В конце концов, я же был подростком и знаю, что такое «твои кореша уже всё рассказали, тебя крайним сделают». Правда в том возрасте это касалось исключительно трофейной мобилы.
— Давайте я спрошу прямо, и, если вы ответите честно, честь вашей семьи не пострадает, шевалье, — улыбнулся бальи.
Я вздохнул. Эпоха диктовала свои правила, и, конечно же, любой нормальный дворянин в семнадцатом веке воспринял бы эти «добрые» слова как прямую угрозу. Соврёшь — и не тебя одного повесят, а весь твой род обесчестят. Может быть даже лишат титулов. Я смог выдавить из себя вежливую улыбку и ответил:
— Мне нет резона вам лгать.
— Вы готовите мятеж?
— Вздор! Я еду получать мушкетерский плащ, у меня нет ни одного повода!
— Верно, поэтому я вежливо с вами беседую, а не тащу в Париж на допрос. — Плерво кивнул, но всё ещё не сводил с меня взгляда.
— На нас напали двое. Одного из них, которого я пытался допросить, какой-то бугай убил алебардой. Клянусь, я понимаю в происходящем не больше вашего.
— Ошибаетесь, — усатый вздохнул. — Вы понимаете в происходящем намного меньше моего. В любом случае, эта девочка в одеялах. Почему вы выдаете её за «пожилую няню»?

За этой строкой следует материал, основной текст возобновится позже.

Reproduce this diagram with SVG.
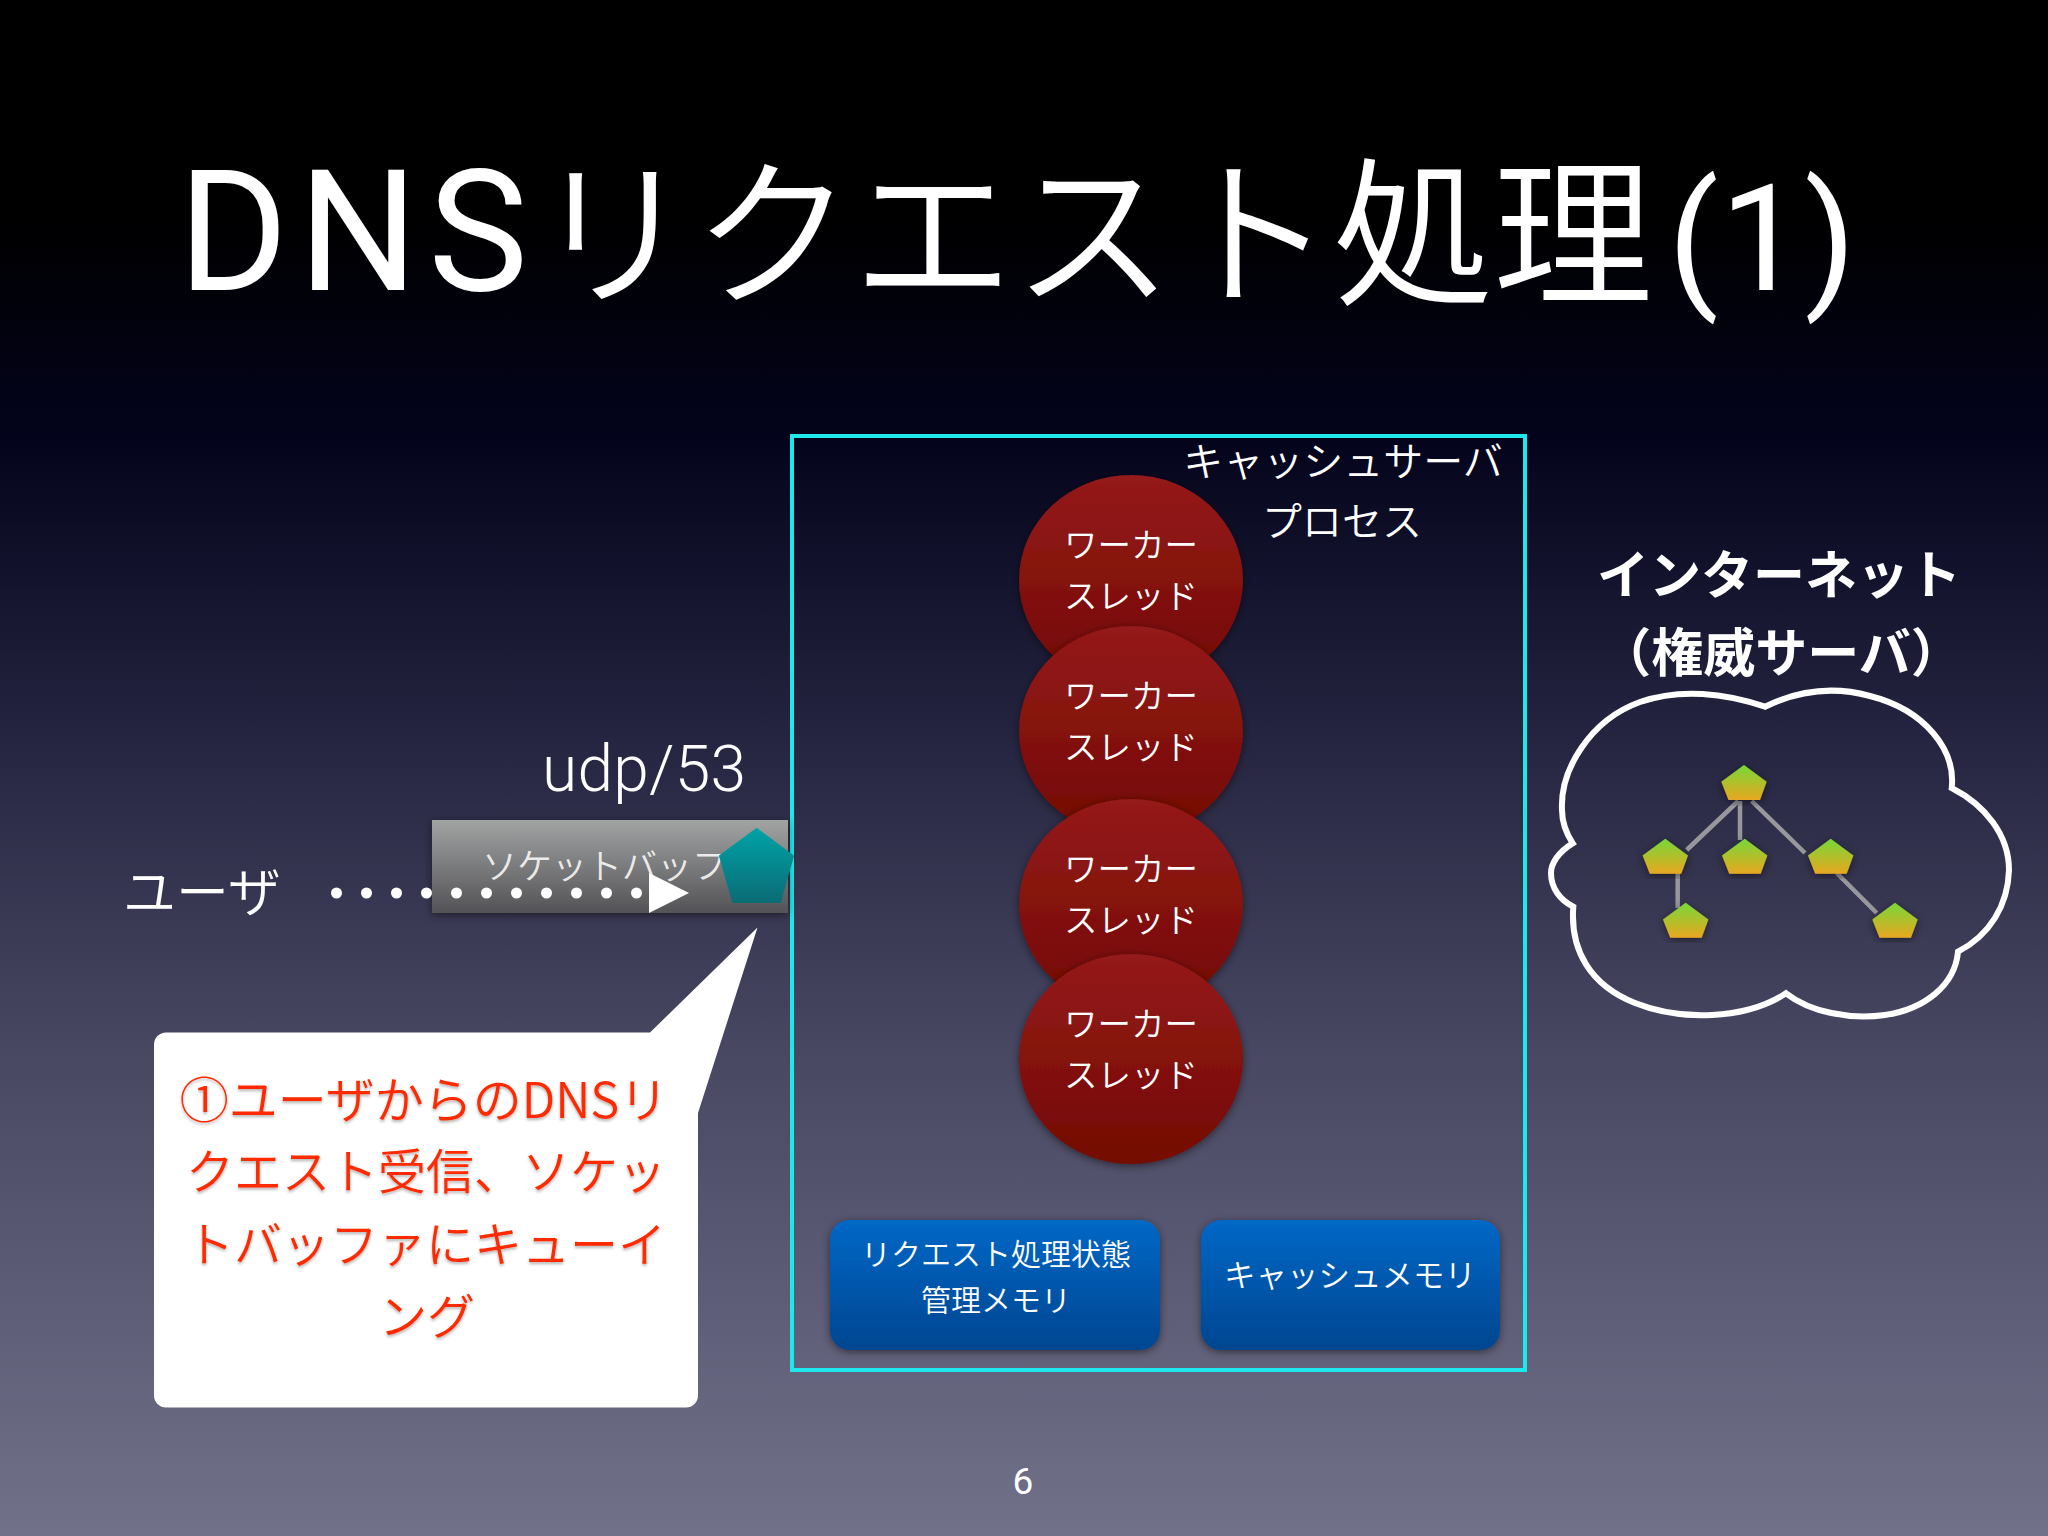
<svg xmlns="http://www.w3.org/2000/svg" width="2048" height="1536" viewBox="0 0 2048 1536">
<style>
text{font-family:"Noto Sans CJK JP","Noto Sans",sans-serif;fill:#fff;text-anchor:middle}
.lat{font-family:Roboto,"Liberation Sans",sans-serif;font-weight:400}
.l{font-weight:350}
.w{font-size:33.5px;font-weight:350}
.b{font-size:30px;font-weight:350}
.c{font-size:48px;font-weight:350;fill:#ff2a00;filter:url(#ts)}
.in{font-size:52px;font-weight:700}
.lk{stroke:#97979c;stroke-width:4.5;fill:none}
</style>
<defs>
<linearGradient id="bg" x1="0" y1="0" x2="0" y2="1"><stop offset="0" stop-color="#000"/><stop offset=".14" stop-color="#000"/><stop offset=".28" stop-color="#03031b"/><stop offset=".47" stop-color="#24233f"/><stop offset=".68" stop-color="#484762"/><stop offset="1" stop-color="#72718a"/></linearGradient>
<linearGradient id="red" x1="0" y1="0" x2="0" y2="1"><stop offset="0" stop-color="#951a1a"/><stop offset="1" stop-color="#730a02"/></linearGradient>
<linearGradient id="blue" x1="0" y1="0" x2="0" y2="1"><stop offset="0" stop-color="#0068c6"/><stop offset="1" stop-color="#044590"/></linearGradient>
<linearGradient id="gray" x1="0" y1="0" x2="0" y2="1"><stop offset="0" stop-color="#a2a3a3"/><stop offset="1" stop-color="#535356"/></linearGradient>
<linearGradient id="teal" x1="0" y1="0" x2="0" y2="1"><stop offset="0" stop-color="#00a2a8"/><stop offset="1" stop-color="#0b6c75"/></linearGradient>
<linearGradient id="pg" x1="0" y1="0" x2="0" y2="1"><stop offset=".1" stop-color="#82d336"/><stop offset="1" stop-color="#e8a71f"/></linearGradient>
<filter id="sh" x="-15%" y="-15%" width="130%" height="130%"><feDropShadow dx="0" dy="2" stdDeviation="4" flood-color="#000" flood-opacity=".5"/></filter>
<filter id="ts" x="-5%" y="-10%" width="110%" height="130%"><feDropShadow dx="0" dy="2" stdDeviation="1.500" flood-color="#000" flood-opacity=".3"/></filter>
<marker id="tri" markerUnits="userSpaceOnUse" markerWidth="40" markerHeight="40" refX="0" refY="20" orient="auto"><path d="M0 0L40 20L0 40Z" fill="#fff"/></marker>
<polygon id="pent" points="0,0 22.700,16.700 16,35 -15.500,35 -22.700,16.700" fill="url(#pg)" filter="url(#sh)"/>
<g id="workerLabel"><text class="w" x="1131" y="82">ワーカー</text><text class="w" x="1131" y="133">スレッド</text></g>
</defs>
<rect width="2048" height="1536" fill="url(#bg)"/>
<text id="title" y="290" font-size="160" style="text-anchor:start" class="l"><tspan class="lat" x="178" font-size="168" textLength="350">DNS</tspan><tspan x="533" y="293">リクエスト処理</tspan><tspan class="lat" x="1668" y="290" font-size="148" textLength="188">(1)</tspan></text>
<rect id="process-frame" x="792" y="436" width="733" height="934" fill="none" stroke="#1de9ec" stroke-width="4"/>
<g id="process-label"><text class="l" font-size="40" x="1343" y="476">キャッシュサーバ</text><text class="l" font-size="40" x="1342" y="536">プロセス</text></g>
<g id="worker1"><ellipse cx="1131" cy="580" rx="112" ry="105" fill="url(#red)" filter="url(#sh)"/><use href="#workerLabel" y="475"/></g>
<g id="worker2"><ellipse cx="1131" cy="731" rx="112" ry="105" fill="url(#red)" filter="url(#sh)"/><use href="#workerLabel" y="626"/></g>
<g id="worker3"><ellipse cx="1131" cy="904" rx="112" ry="105" fill="url(#red)" filter="url(#sh)"/><use href="#workerLabel" y="799"/></g>
<g id="worker4"><ellipse cx="1131" cy="1059" rx="112" ry="105" fill="url(#red)" filter="url(#sh)"/><use href="#workerLabel" y="954"/></g>
<g id="state-memory"><rect x="830" y="1220" width="330" height="130" rx="20" fill="url(#blue)" filter="url(#sh)"/><text class="b" x="996" y="1265">リクエスト処理状態</text><text class="b" x="996" y="1311">管理メモリ</text></g>
<g id="cache-memory"><rect x="1201" y="1220" width="299" height="130" rx="20" fill="url(#blue)" filter="url(#sh)"/><text class="b" style="font-size:31.500px" x="1350" y="1287">キャッシュメモリ</text></g>
<g id="user"><text class="l" font-size="53" x="202" y="912">ユーザ</text></g>
<g id="udp"><text class="lat" font-size="64" x="644" y="791" style="font-weight:300" textLength="204">udp/53</text></g>
<g id="socket-buffer"><rect x="432" y="820" width="356" height="93" fill="url(#gray)" filter="url(#sh)"/><text class="l" font-size="35" x="482" y="879" style="text-anchor:start" fill-opacity=".85">ソケットバッファ</text></g>
<g id="connectors"><line x1="336.500" y1="893" x2="649" y2="893" stroke="#fff" stroke-width="11" stroke-linecap="round" stroke-dasharray="0 30" marker-end="url(#tri)"/></g>
<g id="packet"><polygon points="756.600,829 793,856 780,902 733,902 720,856" fill="url(#teal)" stroke="url(#teal)" stroke-width="2" stroke-linejoin="round"/></g>
<g id="callout"><path d="M166 1032.500H650L757.500 927.500L698 1113V1395.500a12 12 0 0 1-12 12H166a12 12 0 0 1-12-12V1044.500a12 12 0 0 1 12-12Z" fill="#fff"/><text class="c" style="font-size:49px" x="424" y="1118">①ユーザからのDNSリ</text><text class="c" x="426" y="1189">クエスト受信、ソケッ</text><text class="c" x="426" y="1262">トバッファにキューイ</text><text class="c" x="427" y="1334">ング</text></g>
<g id="internet-label"><text class="in" x="1779" y="594">インターネット</text><text class="in" x="1781" y="672">（権威サーバ）</text></g>
<g id="cloud"><path d="M1765 706.700C1725 693 1680 688 1640 702C1590 720 1560 770 1562 810C1562 822 1566 833 1572.700 843.300C1558 852 1551 864 1551 873C1551 888 1560 900 1573.300 906.700C1570 950 1590 985 1635 1003C1680 1021 1745 1020 1786 993.300C1810 1012 1850 1020 1885 1015C1925 1009 1955 985 1958 951.700C1990 935 2008 905 2009 870C2009 835 1985 805 1951.700 788C1956 750 1925 710 1870 696C1830 685 1795 692 1765 706.700Z" fill="none" stroke="#fff" stroke-width="6"/></g>
<g id="tree-connectors"><path class="lk" d="M1738.300 801L1686.700 850M1740 801V840M1751.700 801L1805 853M1677.700 873V908M1836.700 873L1876.700 913"/></g>
<g id="dns1"><use href="#pent" x="1744" y="765"/></g>
<g id="dns2"><use href="#pent" x="1665.300" y="838.700"/></g>
<g id="dns3"><use href="#pent" x="1744.700" y="838.700"/></g>
<g id="dns4"><use href="#pent" x="1830.700" y="838.700"/></g>
<g id="dns5"><use href="#pent" x="1685.700" y="902.700"/></g>
<g id="dns6"><use href="#pent" x="1895" y="902.700"/></g>
<text id="page" class="lat" font-size="37" x="1023" y="1494">6</text>
</svg>
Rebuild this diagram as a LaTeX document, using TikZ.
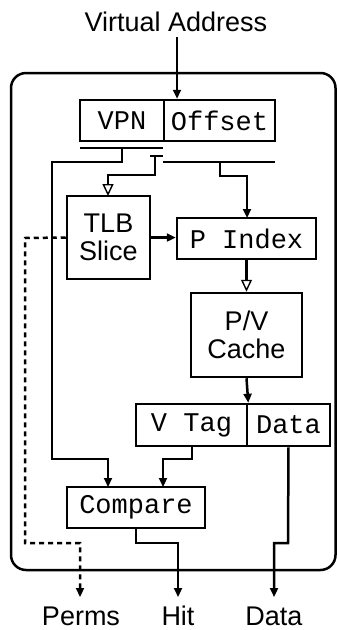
\documentclass[tikz,border=0pt]{standalone}
\usepackage{fontspec}
\setmainfont{Liberation Sans}
\setmonofont{Liberation Mono}
\usetikzlibrary{arrows.meta}
\begin{document}
\begin{tikzpicture}[x=1pt,y=-1pt,line width=2.5pt,
  box/.style={draw,inner sep=0pt,font=\fontsize{27}{29}\selectfont\ttfamily},
  sbox/.style={draw,inner sep=0pt,align=center,font=\fontsize{27}{28}\selectfont},
  lbl/.style={inner sep=0pt,anchor=base,font=\fontsize{27}{28}\selectfont},
  arr/.style={-{Triangle[length=9pt,width=8pt]}},
  oarr/.style={-{Triangle[open,length=12pt,width=11pt,line width=1.4pt]}},
  bar/.style={line width=2.8pt}]
\useasboundingbox (0,0) rectangle (337,630);
% outer frame
\draw[rounded corners=15pt] (11,73) rectangle (335.5,570);
% nodes
\node[box,minimum width=84pt,minimum height=41pt] (vpn) at (122,120.5) {VPN};
\node[box,minimum width=111pt,minimum height=41pt] (off) at (219.5,120.5) {Offset};
\node[sbox,minimum width=83pt,minimum height=83pt] (tlb) at (108.5,237.5) {TLB\\Slice};
\node[box,minimum width=139pt,minimum height=41pt] (pidx) at (246.5,238.5) {P Index};
\node[sbox,minimum width=111pt,minimum height=84pt] (cache) at (246.5,335) {P/V\\Cache};
\node[box,minimum width=111pt,minimum height=42pt] (vtag) at (191.5,425) {V Tag};
\node[box,minimum width=83pt,minimum height=42pt] (data) at (288.5,425) {Data};
\node[box,minimum width=138pt,minimum height=41pt] (cmp) at (136,507.5) {Compare};
\node[lbl] (va) at (176,31) {Virtual Address};
\node[lbl] (perms) at (81,625) {Perms};
\node[lbl] (hit) at (178,625) {Hit};
\node[lbl] (dout) at (274,625) {Data};
% bit-field bars
\coordinate (vbL) at (80,148); \coordinate (vbR) at (163,148);
\coordinate (ibL) at (150,156); \coordinate (ibR) at (163,156);
\coordinate (obL) at (163,162); \coordinate (obR) at (275,162);
\draw[bar] (vbL) -- (vbR);
\draw[bar] (ibL) -- (ibR);
\draw[bar] (obL) -- (obR);
\coordinate (vb) at (122,148);
\coordinate (ib) at (155,156);
\coordinate (ob) at (220,162);
\coordinate (vtop) at (177,37);
% connectors
\draw[arr] (vtop) -- (vtop |- off.north);
\draw[arr] (vb) -- (122,162) -- (52,162) -- (52,459) -- (108,459) -- (108,487);
\draw[oarr] (ib) -- (155,175) -- (108,175) -- (108,196);
\draw[arr] (ob) -- (220,176) -- (247,176) -- (247,218);
\draw[arr] (tlb.east) -- (pidx.west |- tlb.east);
\draw[oarr] (pidx.south) -- (cache.north);
\draw[arr] (cache.south) -- (vtag.north east);
\draw[arr] (192,446) -- (192,459) -- (163,459) -- (163,487);
\draw[arr] (cmp.south) -- (136,543) -- (178,543) -- (178,597);
\draw[arr] (data.south) -- (288,543) -- (274,543) -- (274,597);
\draw[arr,dash pattern=on 5pt off 4pt] (tlb.west) -- (25,238) -- (25,543) -- (80,543) -- (80,597);
\end{tikzpicture}
\end{document}
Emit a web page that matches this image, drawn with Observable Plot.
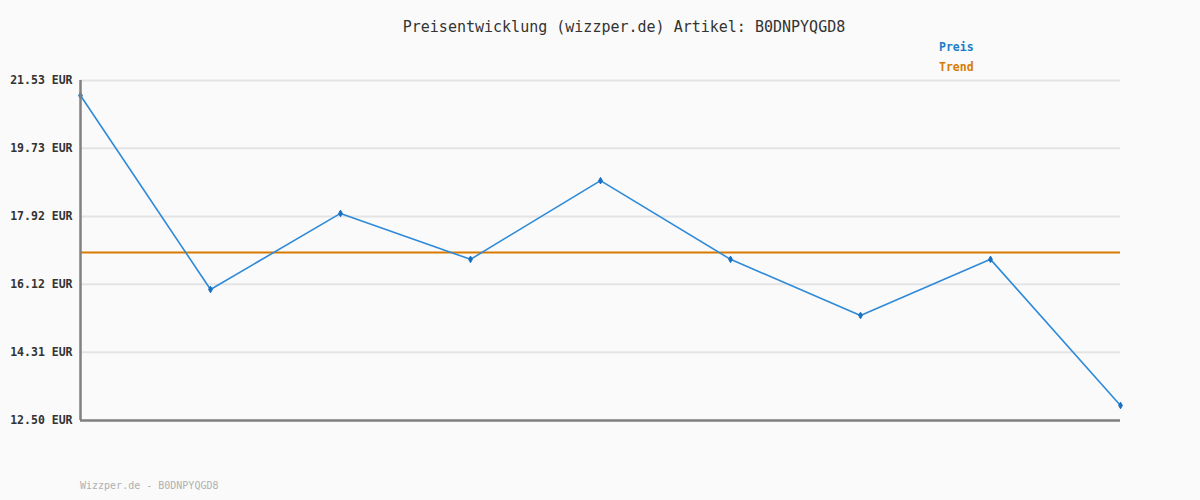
<!DOCTYPE html>
<html>
<head>
<meta charset="utf-8">
<script src="https://cdn.jsdelivr.net/npm/d3@7"></script>
<script src="https://cdn.jsdelivr.net/npm/@observablehq/plot@0.6"></script>
<style>
  html, body { margin: 0; padding: 0; background: #fafafa; }
  #wrap { position: relative; width: 1200px; height: 500px; background: #fafafa; overflow: hidden; }
  .t { position: absolute; font-family: "DejaVu Sans Mono", "Liberation Mono", monospace; white-space: nowrap; }
  #title { top: 18px; left: 0; width: 1248px; text-align: center; font-size: 15px; color: #333; }
  #leg1 { top: 40px; left: 939px; font-size: 11.5px; font-weight: bold; color: #1a7cc8; }
  #leg2 { top: 60px; left: 939px; font-size: 11.5px; font-weight: bold; color: #d97a00; }
  #foot { top: 480px; left: 80px; font-size: 10px; color: #b0b0b0; }
  #chart { position: absolute; top: 0; left: 0; }
</style>
</head>
<body>
<div id="wrap">
  <div id="chart"></div>
  <div class="t" id="title"></div>
  <div class="t" id="leg1"></div>
  <div class="t" id="leg2"></div>
  <div class="t" id="foot"></div>
</div>
<script>
const titleText = "Preisentwicklung (wizzper.de) Artikel: B0DNPYQGD8";
const footerText = "Wizzper.de - B0DNPYQGD8";
const legendLabels = ["Preis", "Trend"];
const priceIndex = [0, 1, 2, 3, 4, 5, 6, 7, 8];
const priceValues = [21.13, 15.98, 18.00, 16.78, 18.87, 16.78, 15.29, 16.78, 12.90];
const trendValue = 16.96;
const yTicks = [12.50, 14.31, 16.12, 17.92, 19.73, 21.53];

document.getElementById("title").textContent = titleText;
document.getElementById("leg1").textContent = legendLabels[0];
document.getElementById("leg2").textContent = legendLabels[1];
document.getElementById("foot").textContent = footerText;

const data = priceIndex.map((i, k) => ({ i, v: priceValues[k] }));
const xMin = priceIndex[0], xMax = priceIndex[priceIndex.length - 1];

const chart = Plot.plot({
  width: 1200,
  height: 500,
  marginTop: 80,
  marginBottom: 80,
  marginLeft: 80,
  marginRight: 80,
  style: { background: "transparent", fontFamily: "'DejaVu Sans Mono', monospace" },
  x: { domain: [xMin, xMax], axis: null },
  y: { domain: [yTicks[0], yTicks[yTicks.length - 1]], axis: null },
  marks: [
    Plot.ruleY(yTicks, { stroke: "#e4e4e4", strokeWidth: 2 }),
    Plot.axisY({
      ticks: yTicks,
      tickSize: 0,
      tickPadding: 8,
      tickFormat: d => d.toFixed(2) + " EUR",
      label: null,
      fontSize: 11.5,
      fontWeight: "bold",
      fill: "#333"
    }),
    Plot.ruleY([trendValue], { stroke: "#d97a00", strokeWidth: 2 }),
    Plot.line(data, { x: "i", y: "v", stroke: "#2e8ad8", strokeWidth: 1.6 }),
    Plot.dot(data, { x: "i", y: "v", symbol: "diamond", r: 2, fill: "#1a6fc0", stroke: "#1a6fc0", strokeWidth: 1 }),
    Plot.ruleX([xMin], { stroke: "#808080", strokeWidth: 2.5 }),
    Plot.ruleY([yTicks[0]], { stroke: "#808080", strokeWidth: 2.5 })
  ]
});
document.getElementById("chart").appendChild(chart);
</script>
</body>
</html>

Я поднял голову к потолку, надеясь увидеть там подсказку. Или хор ангелов, готовых прийти мне на помощь. Но нет, только потолок.
— Боже мой. Потому что я беспокоюсь за неё. Париж — страшное место.
— А вот здесь вы правы, — Плерво осторожно присел на кровать. Джульетта поджала под себя ноги, но из одеял не вылезла.
— У вас хорошая репутация, шевалье. Мушкетёры за вас горой. Герцог де Тревиль грозился вогнать мне в мошонку раскалённый прут, если я буду вас донимать, — продолжил Плерво.
— Вы не очень его испугались.
— Я не очень его люблю, признаюсь. Что вас связывает с мадам де Бофор? — бальи положил руки себе на колени.
— Понятия не имею, о ком вы, — сказал я.
— Забавно, а ведь вы могли встречаться с её супругом, — протянул усатый. — Вместе дрались под Аррасом, с герцогом де Бофором. Не довелось познакомиться?
— Большую часть времени я проводил с гасконскими кадетами, месье.
— В это я верю. Хорошо, — бальи хлопнул себя по пыльным коленям и поднялся на ноги. Кровать скрипнула.
— Трактирщик испугался, что вы можете быть простым бандитом, прикидывающимся шевалье. Хорошего вам путешествия, — добавил Плерво.
— Постойте! Те дворяне, что были убиты. Кто это? — спросил я.
Бальи бросил на меня насмешливый взгляд, через плечо, и сказал:
— Месье Барийон и Бюте. Вам ведь ничего не говорят эти фамилии?
— К сожалению, нет.
— Я так и думал, — бальи, не произнося больше ни слова, вышел в коридор. Когда дверь за ним распахнулась, я повернулся к Планше.
— Мне что-то уже не хочется в Париж, — грустно протянул слуга.
— И мне, — наконец-то подала голоса Джульетта.
— Боюсь, выбора ни у кого из нас нет, — я покачал головой. — Давайте собирать вещи. Мы вляпались во что-то очень скверное.